Featuring a riveting collection of anarcho-communist poetry, essays, articles, and diary entries, this translation of Erich Mühsam’s legendary writings introduces the German revolutionary’s ideas to English speakers for the first time. Uniting a burning desire for individual liberation with radical, left-wing convictions and bohemian strains with syndicalist tendencies, this diverse body of work not only includes his main political pamphlet and one of the key texts in the history of German anarchism but also some of his best-known poems, unbending defenses of political prisoners, passionate calls for solidarity among the proletariat, recollections of the utopian community of Monte Verità, debates on the rights of homosexuals and women, and the role of intellectuals in the class struggle. Perfect for anarchists, activists, or those interested in German history, this expansive and enlightening compilation provides a deep understanding of this important historical figure.
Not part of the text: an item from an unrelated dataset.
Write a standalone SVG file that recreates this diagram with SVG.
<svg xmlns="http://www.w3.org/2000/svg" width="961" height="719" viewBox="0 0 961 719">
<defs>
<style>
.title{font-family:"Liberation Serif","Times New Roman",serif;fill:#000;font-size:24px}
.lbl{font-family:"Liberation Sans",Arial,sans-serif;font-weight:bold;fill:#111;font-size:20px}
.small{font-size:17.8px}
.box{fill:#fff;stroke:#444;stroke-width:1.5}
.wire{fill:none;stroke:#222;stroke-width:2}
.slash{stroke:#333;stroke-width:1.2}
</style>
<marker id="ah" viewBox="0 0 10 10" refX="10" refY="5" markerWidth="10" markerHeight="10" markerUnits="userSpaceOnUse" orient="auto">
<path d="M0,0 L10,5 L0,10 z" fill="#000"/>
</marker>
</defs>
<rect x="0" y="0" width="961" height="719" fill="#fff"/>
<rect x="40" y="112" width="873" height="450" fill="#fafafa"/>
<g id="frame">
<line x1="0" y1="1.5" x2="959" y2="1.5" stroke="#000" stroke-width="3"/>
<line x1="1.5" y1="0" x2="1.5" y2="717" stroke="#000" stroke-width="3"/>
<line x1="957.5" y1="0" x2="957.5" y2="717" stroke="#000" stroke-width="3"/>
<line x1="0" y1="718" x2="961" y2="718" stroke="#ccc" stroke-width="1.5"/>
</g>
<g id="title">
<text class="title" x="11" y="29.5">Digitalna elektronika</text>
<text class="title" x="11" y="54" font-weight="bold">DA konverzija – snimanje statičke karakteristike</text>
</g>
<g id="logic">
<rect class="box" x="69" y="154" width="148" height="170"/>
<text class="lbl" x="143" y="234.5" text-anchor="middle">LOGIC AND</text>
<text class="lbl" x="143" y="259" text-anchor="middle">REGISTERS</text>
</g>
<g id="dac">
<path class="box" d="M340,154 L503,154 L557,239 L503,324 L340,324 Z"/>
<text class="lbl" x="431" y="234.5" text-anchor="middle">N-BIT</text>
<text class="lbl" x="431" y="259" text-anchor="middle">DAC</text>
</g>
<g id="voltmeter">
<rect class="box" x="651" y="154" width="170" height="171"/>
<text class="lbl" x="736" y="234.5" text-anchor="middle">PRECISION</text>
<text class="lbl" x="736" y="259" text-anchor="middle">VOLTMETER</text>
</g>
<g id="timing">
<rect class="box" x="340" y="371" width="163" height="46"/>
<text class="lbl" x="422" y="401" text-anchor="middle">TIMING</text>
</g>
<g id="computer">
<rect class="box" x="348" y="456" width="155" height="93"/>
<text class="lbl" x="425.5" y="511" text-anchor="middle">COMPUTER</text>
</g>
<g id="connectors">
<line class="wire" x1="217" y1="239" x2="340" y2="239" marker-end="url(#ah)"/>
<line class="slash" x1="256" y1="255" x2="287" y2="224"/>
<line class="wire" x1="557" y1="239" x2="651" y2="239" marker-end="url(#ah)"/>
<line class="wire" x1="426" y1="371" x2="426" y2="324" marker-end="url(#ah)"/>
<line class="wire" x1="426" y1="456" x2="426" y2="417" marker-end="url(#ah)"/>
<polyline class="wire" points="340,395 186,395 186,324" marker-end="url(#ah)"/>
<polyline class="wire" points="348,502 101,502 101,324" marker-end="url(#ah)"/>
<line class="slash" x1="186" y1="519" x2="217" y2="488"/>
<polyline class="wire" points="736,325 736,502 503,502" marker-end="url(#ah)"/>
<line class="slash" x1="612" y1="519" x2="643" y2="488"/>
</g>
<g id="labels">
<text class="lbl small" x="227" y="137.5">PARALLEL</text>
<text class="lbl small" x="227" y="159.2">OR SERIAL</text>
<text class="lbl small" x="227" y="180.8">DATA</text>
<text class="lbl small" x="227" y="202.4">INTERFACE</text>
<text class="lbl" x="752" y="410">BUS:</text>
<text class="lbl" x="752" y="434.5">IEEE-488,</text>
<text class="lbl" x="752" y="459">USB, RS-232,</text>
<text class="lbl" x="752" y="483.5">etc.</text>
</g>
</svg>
 “It has been remarked before how the history of the German libertarian and anarchist movement has yet to be written, and so the project to begin translation of some of the key works of Mühsam—one of the great names of German anarchism, yet virtually unknown in the English-speaking world—is most welcome. The struggles of the German working class in the early 20th century are perhaps some of the most bitter and misunderstood in European history, and it is time they were paid more attention. This book is the right place to start.” —Richard Parry


“We need new ideas. How about studying the ideal for which Erich Mühsam lived, worked, and died?”—Augustin Souchy


Erich Mühsam (1878–1934), poet, bohemian, revolutionary, is one of Germany’s most renowned and influential anarchists. Born into a middle-class Jewish family, he challenged the conventions of bourgeois society at the turn of the century, engaged in heated debates on the rights of women and homosexuals, and traveled Europe in search of radical communes and artist colonies. He was a primary instigator of the ill-fated Bavarian Council Republic in 1919 and held the libertarian banner high during a Weimar Republic that came under increasing threat by right-wing forces. In 1933, four weeks after Hitler’s ascension to power, Mühsam was arrested in his Berlin home. He spent the last sixteen months of his life in detention and died in the Oranienburg Concentration Camp in July 1934.

Mühsam wrote poetry, plays, essays, articles, and diaries. His work unites a burning desire for individual liberation with anarcho-communist convictions, and bohemian strains with syndicalist tendencies. The body of his writings is immense, yet hardly any English translations have been available before now. This collection presents not only Liberating Society from the State: What Is Communist Anarchism?, Mühsam’s main political pamphlet and one of the key texts in the history of German anarchism, but also some of his best-known poems, unbending defenses of political prisoners, passionate calls for solidarity with the lumpenproletariat, recollections of the utopian community of Monte Verità, debates on the rights of homosexuals and women, excerpts from his journals, and essays contemplating German politics and anarchist theory as much as Jewish identity and the role of intellectuals in the class struggle.

An appendix documents the fate of Zenzl Mühsam, who, after her husband’s death, escaped to the Soviet Union where she spent twenty years in Gulag camps.